2.1.2. Le banquet novarinien

Avant d’évoquer à nouveau Rabelais, il nous faudrait ici remonter encore un peu le temps, aller voir du côté des grecs et évoquer la « SKENE » (cf. « table ») en citant le passage d’un article de Claude Buchvald :

J’ai préparé la mise en scène du repas en travaillant Le Banquetde Platon. La configuration était la même : un chœur autour d’une table, c’est la parole qui s’échange. Le cœur de la tragédie grecque fait entendre une seule voix, c’est une entité, tandis que le chœur du Repas découvre des solitudes très individualisées, est plus proche de la Cène. […] Autour de cette gigantesque table et sur ces tabourets en fer extrêmement hauts, ils ressemblaient à des petits bonshommes en suspens, en partance.  141

Dans cette mise en scène (cf. « gigantesque table », « tabourets extrêmement hauts »), on pourra aussi songer à un « babil » d’enfants (cf. petits bonhommes) en train de goûter (la langue ?) ou de fêter un « non-anniversaire » – ceci dans le cadre d’un « dîner chez les fous » (et à l’image en cela d’Alice, du loir, du Chapelier Fou et du Lièvre de Mars) même si Claude Buchvald a raison de mettre en avant l’idée de Cène : dans chaque pièce ou à peu près, une cénotable est en effet dressée, présentée par Olivier Dubouclez comme une « table oratoire »142 (ce qui renvoie plutôt au Banquet platonicien). Cette table, elle n’est peut-être en bois : la phrase « le sol d’où nous venons, où nous irons et qui est notre table » (A.I., p. 51) semble même indiquer qu’elle est faite de terre.
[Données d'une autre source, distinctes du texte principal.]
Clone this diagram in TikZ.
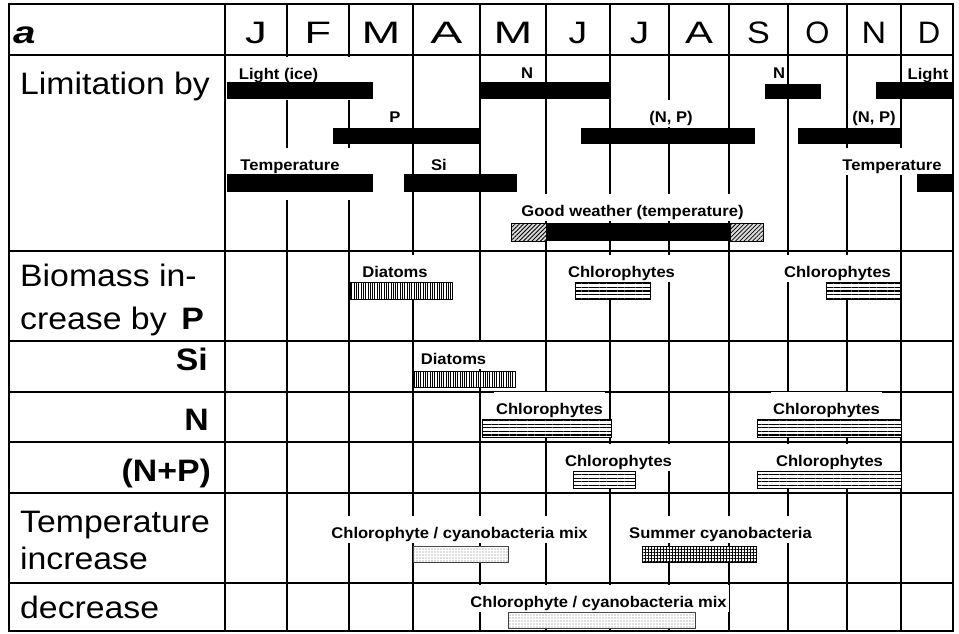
\documentclass[tikz,border=0pt]{standalone}
\usepackage{fontspec}
\setmainfont{Liberation Sans}
\usetikzlibrary{patterns.meta}
\newcommand{\bx}[1]{\scalebox{1.09}[1]{#1}}
\newcommand{\sx}[1]{\scalebox{1.07}[1]{#1}}
\newcommand{\mx}[2]{\scalebox{#1}[1]{#2}}
\begin{document}
\begin{tikzpicture}[x=1pt,y=-1pt,
  gridline/.style={line width=1.8pt},
  border/.style={line width=2.8pt},
  big/.style={font=\fontsize{31}{36}\selectfont, inner sep=0pt},
  month/.style={font=\fontsize{31}{36}\selectfont, inner sep=0pt, anchor=base},
  lab/.style={font=\fontsize{15.5}{18}\selectfont\bfseries, fill=white, inner xsep=2pt, inner ysep=0pt, text height=22pt, text depth=5pt, anchor=base},
  whitebox/.style={fill=white},
  blackbar/.style={fill=black},
  hatchbar/.style={fill=gray!30, draw=black, line width=0.7pt, postaction={pattern={Lines[angle=45,distance=3pt,line width=0.8pt]}}},
  vbar/.style={fill=white, draw=black, line width=0.8pt, postaction={pattern={Lines[angle=90,distance=2.3pt,line width=1pt]}}},
  hbar/.style={fill=white, draw=black, line width=0.9pt, postaction={pattern={Lines[angle=0,distance=3.6pt,line width=1.3pt]}}},
  dotbar/.style={fill=white, draw=black!75, line width=0.9pt, postaction={pattern={Dots[distance=3pt,radius=0.55pt]}, pattern color=black!55}},
  gridbar/.style={fill=white, draw=black, line width=0.8pt, postaction={pattern={Hatch[distance=3pt,line width=0.8pt]}}}
]
\useasboundingbox (0,0) rectangle (959,633);
% grid
\foreach \x in {225,287,349,413,480,546,610,669,729,788,847,901}
  \draw[gridline] (\x,4) -- (\x,631);
\foreach \y in {55,251,341,392,442,493,583}
  \draw[gridline] (9,\y) -- (953,\y);

% header
\node[big, anchor=base west] (ha) at (13,43) {\mx{1.3}{\bfseries\itshape a}};
\node[month] (m1) at (256,43) {\mx{1.4}{J}};
\node[month] (m2) at (318,43) {\mx{1.4}{F}};
\node[month] (m3) at (381,43) {\mx{1.5}{M}};
\node[month] (m4) at (446.5,43) {\mx{1.55}{A}};
\node[month] (m5) at (513,43) {\mx{1.5}{M}};
\node[month] (m6) at (578,43) {\mx{1.2}{J}};
\node[month] (m7) at (639.5,43) {\mx{1.25}{J}};
\node[month] (m8) at (699,43) {\mx{1.35}{A}};
\node[month] (m9) at (758.5,43) {\mx{1.1}{S}};
\node[month] (m10) at (817.5,43) {\mx{1.0}{O}};
\node[month] (m11) at (874,43) {\mx{1.1}{N}};
\node[month] (m12) at (929,43) {\mx{1.0}{D}};

% row labels
\node[big, anchor=base west] (r1) at (20,94) {\bx{Limitation by}};
\node[big, anchor=base west] (r2a) at (20,286) {\bx{Biomass in-}};
\node[big, anchor=base west] (r2b) at (20,329) {\bx{crease by}};
\node[big, anchor=base east] (r2c) at (204,329) {\bx{\bfseries P}};
\node[big, anchor=base east] (r3) at (208,370) {\bx{\bfseries Si}};
\node[big, anchor=base east] (r4) at (209,430) {\bx{\bfseries N}};
\node[big, anchor=base east] (r5) at (211,481) {\bx{\bfseries (N+P)}};
\node[big, anchor=base west] (r6a) at (20,532) {\bx{Temperature}};
\node[big, anchor=base west] (r6b) at (20,569) {\bx{increase}};
\node[big, anchor=base west] (r7) at (20,618) {\bx{decrease}};

% limitation section
\path[whitebox] (226,57) rectangle (374,100);
\path[whitebox] (226,148) rectangle (374,200);
\node[lab] (lLight) at (278.5,79) {\sx{Light (ice)}};
\node[lab] (lP) at (395,122) {\sx{P}};
\node[lab] (lTemp) at (290,170) {\sx{Temperature}};
\node[lab] (lSi) at (439,170) {\sx{Si}};
\node[lab] (lN) at (527,78) {\sx{N}};
\node[lab] (lN2) at (779,78) {\sx{N}};
\node[lab] (lLight2) at (928,79) {\sx{Light}};
\node[lab] (lNP) at (671,122) {\sx{(N, P)}};
\node[lab] (lNP2) at (874,122) {\sx{(N, P)}};
\node[lab] (lTemp2) at (892,170) {\sx{Temperature}};
\node[lab] (lGood) at (632.5,216) {\sx{Good weather (temperature)}};

\path[blackbar] (227,82) rectangle (373,99);
\path[blackbar] (333,128) rectangle (479,144);
\path[blackbar] (227,174) rectangle (373,192);
\path[blackbar] (404,174) rectangle (517,192);
\path[blackbar] (481,82) rectangle (610,99);
\path[blackbar] (765,84) rectangle (821,99);
\path[blackbar] (876,82) rectangle (953,99);
\path[blackbar] (581,128) rectangle (755,144);
\path[blackbar] (798,128) rectangle (902,144);
\path[blackbar] (917,174) rectangle (953,192);
\path[hatchbar] (511,223) rectangle (546,241);
\path[hatchbar] (730,223) rectangle (763,241);
\path[blackbar] (546,223) rectangle (730,241);

% biomass section
\node[lab] (bD1) at (395,277) {\sx{Diatoms}};
\node[lab] (bC1) at (621.5,277) {\sx{Chlorophytes}};
\node[lab] (bC2) at (837.5,277) {\sx{Chlorophytes}};
\node[lab] (bD2) at (453.5,364) {\sx{Diatoms}};
\node[lab] (bC3) at (549.5,414) {\sx{Chlorophytes}};
\node[lab] (bC4) at (826.5,414) {\sx{Chlorophytes}};
\node[lab] (bC5) at (618.5,466) {\sx{Chlorophytes}};
\node[lab] (bC6) at (829.5,466) {\sx{Chlorophytes}};
\node[lab] (bM1) at (459.5,538) {\sx{Chlorophyte / cyanobacteria mix}};
\node[lab] (bS) at (720.5,538) {\sx{Summer cyanobacteria}};
\node[lab] (bM2) at (598.5,607) {\sx{Chlorophyte / cyanobacteria mix}};

\path[vbar] (350,282) rectangle (452,299);
\path[hbar] (575,282) rectangle (650,299);
\path[hbar] (826,282) rectangle (900,299);
\path[vbar] (413,371) rectangle (515,387);
\path[hbar] (482,419) rectangle (611,437);
\path[hbar] (757,419) rectangle (901,437);
\path[hbar] (573,471) rectangle (635,488);
\path[hbar] (757,471) rectangle (901,488);
\path[dotbar] (413,546) rectangle (508,562);
\path[gridbar] (642,546) rectangle (756,562);
\path[dotbar] (508,612) rectangle (695,628);

% outer border
\draw[border] (9,4) rectangle (953,631);
\end{tikzpicture}
\end{document}
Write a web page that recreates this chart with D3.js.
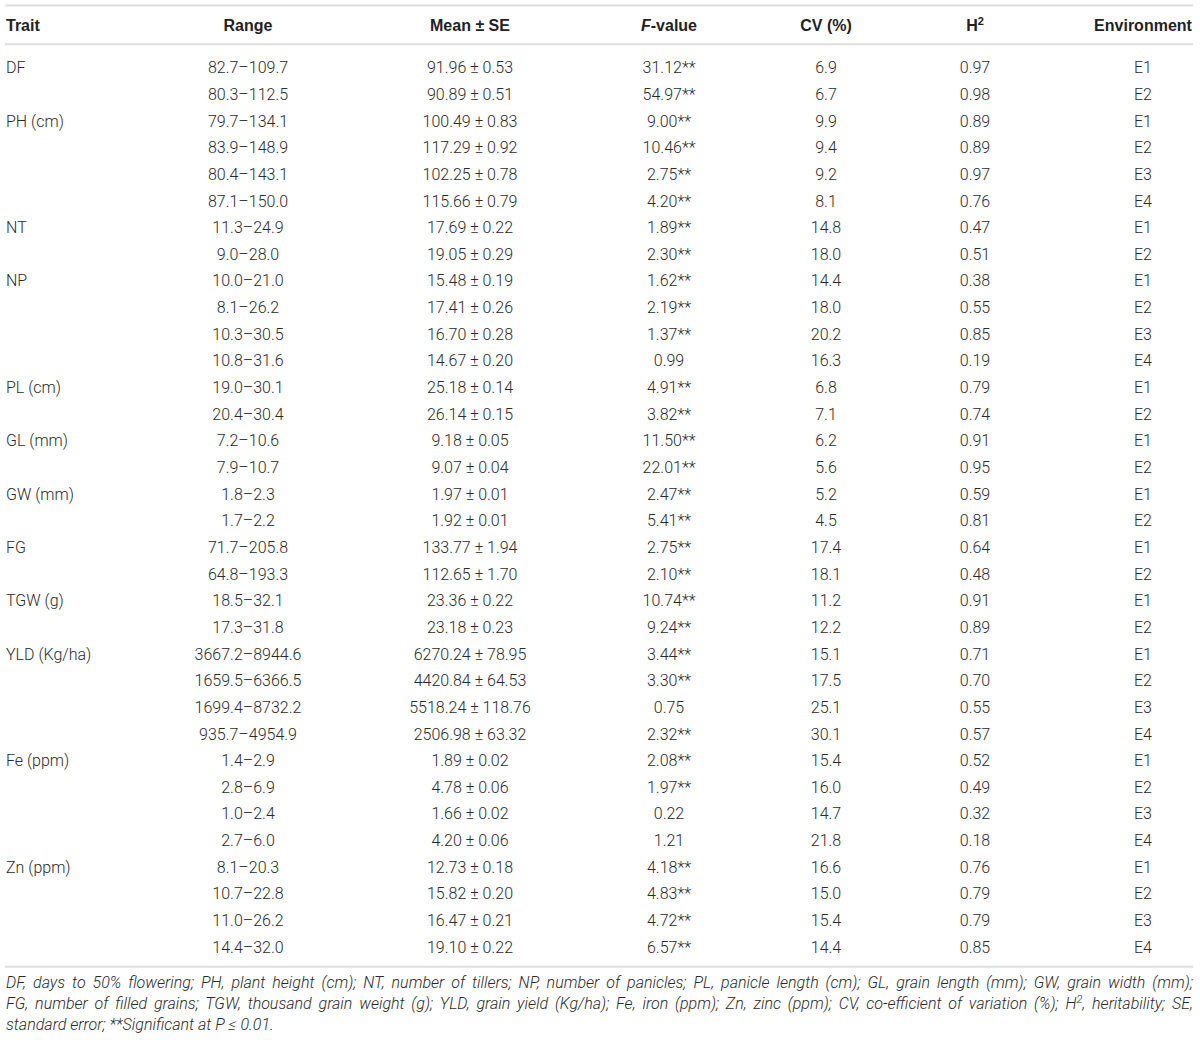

Dans un autre article143, Christine Ramat (qui parle, elle, d’un « archibanquet grotesque ») nous rappelle que la Cène fit depuis longtemps l’objet d’une « utilisation comique  », évoquant notamment les « festins loufoques » de La Coena Cypriani (« texte latin anonyme, composé entre le Vème et VIIème siècle » et présenté comme la « source principale du rire médiéval ») et l’ « inépuisable faconde » de Béroalde dans Le moyen de parvenir.

Pourtant, c’est à l’art de Maître Alcofribas (Christine Ramat le cite bien sûr aussi, lui et ses « ripailles farcesques ») que la langue elle-même, le corps du texte (par son caractère vivant, dense, et charnu) nous fera songer : comme chez Rabelais, la langue de Novarina a en effet quelque chose de solide et de roboratif ; elle a de ces « robustes outrances » dont Flaubert parle à Louise Colet. Ici, il semblerait même que la pensée « siège dans l’panse, non dans les lobes parties du front » (L.M., p.441) : pensant comme un roseau, loquace à sa façon, le ventre n’est pas mou, la panse pilote l’homme et le mène toujours à bon porc (on sait combien le « porcif est récurrent dans l’œuvre) ou à toute autre nourriture, parfois spirituelle. Message simpliste mais impérieux, le ventre est comme un Dieu, le ventre est un grand maître, chez Rabelais et ou chez Novarina – mais le ventre est aussi celui de Marie, celui qui contient un Dieu petit qui respire-clignote comme un néon disant Je suis).

Notes
141.

Claude Buchvald, « L’offrande invisible », Valère Novarina. Théâtres du verbe, op. cit., p. 235-236.

142.

Olivier Dubouclez, « Portrait de l’acteur en personnage : l’acteur et ses masques dans le théâtre de Valère Novarina », La bouche théâtrale, op. cit., p. 61.

143.

Christine Ramat, « Opérette théologique, théologie d’opérette :les paradoxes d’une dramaturgie spirituelle », La bouche théâtrale, op. cit, p. 97.